# GIVEN TASK
Would you return all of this data exactly, leaving nothing out?

# DATA EXTRACT
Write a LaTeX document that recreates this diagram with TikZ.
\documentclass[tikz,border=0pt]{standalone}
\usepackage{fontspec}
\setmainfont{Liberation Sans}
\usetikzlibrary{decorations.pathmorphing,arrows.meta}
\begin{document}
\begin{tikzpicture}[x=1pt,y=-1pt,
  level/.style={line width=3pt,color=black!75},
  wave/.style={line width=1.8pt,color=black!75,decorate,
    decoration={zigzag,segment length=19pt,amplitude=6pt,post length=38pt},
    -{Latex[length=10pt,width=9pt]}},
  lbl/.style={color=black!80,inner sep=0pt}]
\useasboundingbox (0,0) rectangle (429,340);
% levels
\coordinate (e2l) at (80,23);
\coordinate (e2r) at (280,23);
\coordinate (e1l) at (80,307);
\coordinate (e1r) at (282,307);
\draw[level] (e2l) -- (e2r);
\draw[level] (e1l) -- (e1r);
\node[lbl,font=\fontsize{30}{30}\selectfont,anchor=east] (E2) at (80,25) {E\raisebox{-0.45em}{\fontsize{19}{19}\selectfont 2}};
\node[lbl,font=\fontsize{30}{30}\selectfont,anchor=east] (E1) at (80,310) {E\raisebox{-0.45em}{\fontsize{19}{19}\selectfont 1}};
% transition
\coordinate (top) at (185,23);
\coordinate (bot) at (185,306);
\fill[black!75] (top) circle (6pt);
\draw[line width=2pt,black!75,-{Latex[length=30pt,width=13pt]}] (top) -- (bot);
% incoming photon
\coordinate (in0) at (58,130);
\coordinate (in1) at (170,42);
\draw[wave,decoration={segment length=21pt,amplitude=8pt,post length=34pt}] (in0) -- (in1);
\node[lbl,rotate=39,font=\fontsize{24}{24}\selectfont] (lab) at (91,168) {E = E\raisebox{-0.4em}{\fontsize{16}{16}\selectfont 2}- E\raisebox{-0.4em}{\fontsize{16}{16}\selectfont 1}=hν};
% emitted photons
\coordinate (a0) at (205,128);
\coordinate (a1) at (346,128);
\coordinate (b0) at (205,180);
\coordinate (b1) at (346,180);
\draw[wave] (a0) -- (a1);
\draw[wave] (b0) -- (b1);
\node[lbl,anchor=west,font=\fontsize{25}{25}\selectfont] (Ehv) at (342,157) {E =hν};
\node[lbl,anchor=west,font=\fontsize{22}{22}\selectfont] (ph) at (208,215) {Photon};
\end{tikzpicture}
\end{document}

# CORRECT OUTPUT
Write a LaTeX document that recreates this diagram with TikZ.
\documentclass[tikz,border=0pt]{standalone}
\usepackage{fontspec}
\setmainfont{Liberation Sans}
\usetikzlibrary{decorations.pathmorphing,arrows.meta}
\begin{document}
\begin{tikzpicture}[x=1pt,y=-1pt,
  level/.style={line width=3pt,color=black!75},
  wave/.style={line width=1.8pt,color=black!75,decorate,
    decoration={zigzag,segment length=19pt,amplitude=6pt,post length=38pt},
    -{Latex[length=10pt,width=9pt]}},
  lbl/.style={color=black!80,inner sep=0pt}]
\useasboundingbox (0,0) rectangle (429,340);
% levels
\coordinate (e2l) at (80,23);
\coordinate (e2r) at (280,23);
\coordinate (e1l) at (80,307);
\coordinate (e1r) at (282,307);
\draw[level] (e2l) -- (e2r);
\draw[level] (e1l) -- (e1r);
\node[lbl,font=\fontsize{30}{30}\selectfont,anchor=east] (E2) at (80,25) {E\raisebox{-0.45em}{\fontsize{19}{19}\selectfont 2}};
\node[lbl,font=\fontsize{30}{30}\selectfont,anchor=east] (E1) at (80,310) {E\raisebox{-0.45em}{\fontsize{19}{19}\selectfont 1}};
% transition
\coordinate (top) at (185,23);
\coordinate (bot) at (185,306);
\fill[black!75] (top) circle (6pt);
\draw[line width=2pt,black!75,-{Latex[length=30pt,width=13pt]}] (top) -- (bot);
% incoming photon
\coordinate (in0) at (58,130);
\coordinate (in1) at (170,42);
\draw[wave,decoration={segment length=21pt,amplitude=8pt,post length=34pt}] (in0) -- (in1);
\node[lbl,rotate=39,font=\fontsize{24}{24}\selectfont] (lab) at (91,168) {E = E\raisebox{-0.4em}{\fontsize{16}{16}\selectfont 2}- E\raisebox{-0.4em}{\fontsize{16}{16}\selectfont 1}=hν};
% emitted photons
\coordinate (a0) at (205,128);
\coordinate (a1) at (346,128);
\coordinate (b0) at (205,180);
\coordinate (b1) at (346,180);
\draw[wave] (a0) -- (a1);
\draw[wave] (b0) -- (b1);
\node[lbl,anchor=west,font=\fontsize{25}{25}\selectfont] (Ehv) at (342,157) {E =hν};
\node[lbl,anchor=west,font=\fontsize{22}{22}\selectfont] (ph) at (208,215) {Photon};
\end{tikzpicture}
\end{document}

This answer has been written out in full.